Hold on to your hat, folks, because the Polk MagniFi Max SR surround soundbar system might just blow it clean off your head. Announced in May 2017, Polk’s latest addition to the MagniFi soundbar line is making its first sounds at CEDIA 2017. We sat down for a brief audition, and what we heard has us thinking this may be the soundbar to beat this year.
Those who caught our Polk MagniFi Mini soundbar review will recall we were impressed with that little tyke’s potent output and even more taken aback by the price: $300 (currently available for $250 online). The new Polk MagniFi Max SR takes that energizing sound quality to the next level, adding a larger wireless subwoofer and optional wireless surround speakers, while maintaing a svelte, sexy form factor. The Polk Maginifi Max SR soundbar and subwoofer combo is available for pre-order for $500 while the package with wireless surround speakers included goes for just $600.

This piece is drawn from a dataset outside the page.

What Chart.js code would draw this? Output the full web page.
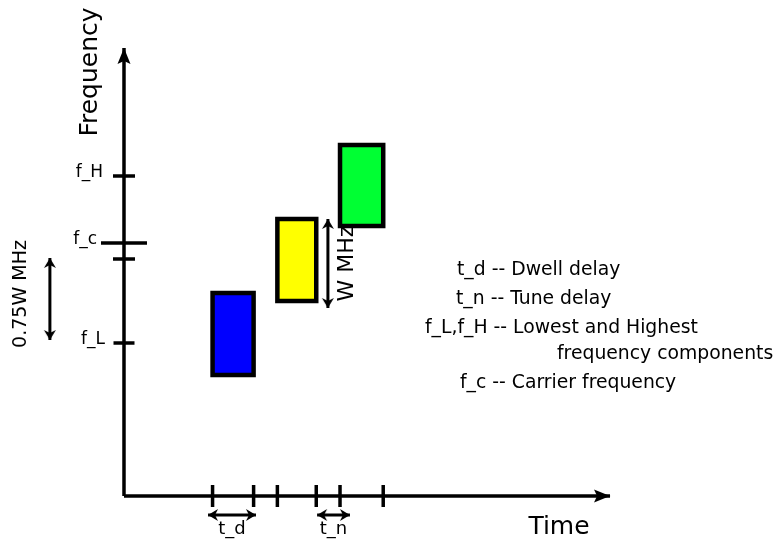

For connectivity, The MagniFi Max offers three 4K HDR HDMI inputs with HDCP 2.2 support along with a single HDMI ARC output, a digital optical input (for which a cable is provided in the box), Ethernet input, and analog aux input. Bluetooth is supported, as is Google Home and Google Cast.
With the latter two features it is possible to use voice commands via a Google Home speaker or Google Home compatible TV for commands like playing Spotify, turning volume up or down, and power on and off. For those without a Google Home device, casting content to the soundbar is as simple as pulling it up on a smartphone, tablet, or PC, and pressing the Cast icon from supported apps and Chrome browsers.
The soundbar has discreet oval-shaped speakers (seven in total) for left, right, and center channel output. The included wireless subwoofer fetures an 8-inch driver powered by an 80-watt amplifier. The wireless surround speakers included with the $600 package need only be plugged into a wall and will connect to the MagniFi Max SR soundbar automatically.
For those who tend to have trouble understanding dialog, Polk’s effective “Voice Adjust” technology aids with clarity. Other sound modes, such as Night Mode for late-night listening, along with Music and Movie modes, are also available.
We were impressed with the dynamic, powerful sound the Polk Magnifi Max SR soundbar system managed to produce during our audition. Even on an extremely noisy show floor the system managed to create a wide, expansive soundstage with well-placed surround effects, and near-contiguous transition between the soundbar and surround speakers. The subwoofer was punchy, and filled in the low end extremely well, thanks to a seamless transition between the small speakers in the soundbar and satellites and the large speaker in the subwoofer. Several times over, we found ourselves thinking the MagniFi Max hardly sounded like a compromise to a much larger surround system. For those who want huge sound but are constrained on space, this is a solution well worth considering — especially at such a reasonable price.
Even more new stuff
Aside from letting the MagniFi Max SR sound off for the first time, Polk is also taking advantage of the CEDIA 2017 expo to show off a brand-new addition to its entry-level Signa soundbar line, the Signa Solo.
As the name implies, the Signa Solo works independently, with no help from a separate subwoofer or surround speakers. Instead, the $130 soundbar solution uses four 2.5-inch drivers with specialized bass ports to enhance bass and produce a full sound from a simple, slim solution. Polk’s patented SDA surround tech provides surround effects without the surround speakers, while the previously mention Voice Adjust tech joins modes for music, movies and night listening to further enhance the experience.
We’ve not had a chance to hear the Signa Solo in action, but if Polk’s prior efforts are any clue, we expect this soundbar to punch well above its weight and price point.
A whole new subwoofer
Finally, to complement its Signature Series speaker lineup, Polk introduced us to its new HTS subwoofers, headlined by a 12-inch model which was doing a standup job of shaking up the San Diego Convention Center’s walls (and the neighboring booths, much to their chagrin, we’re sure). Available in 10-inch and 12-inch models powered by 200-watt and 400-watt Class D amplifiers respectively, these new bass boxes bust out bombastic lows thanks to the same power port technology found in the Signature Series speakers. A cut-away image in the video tells the tale of how that works, but the long and short of the design is that it allows for a very long port within the sub’s enclosure, which makes deep bass tuning easier and reduces chuffing to a non-existent level.
Polk’s re-invigorated dedication to high-quality sound is underscored by its parent company’s (Sound United) recent acquisition of the Marantz and Denon brands. Now that Polk, Definitive Technology, Boston Acoustics, Marantz, and Denon are under the same umbrella and sharing engineering resources, we’re sure to see even more advanced gear coming from the company, likely to be showcased at CES 2018 this coming January.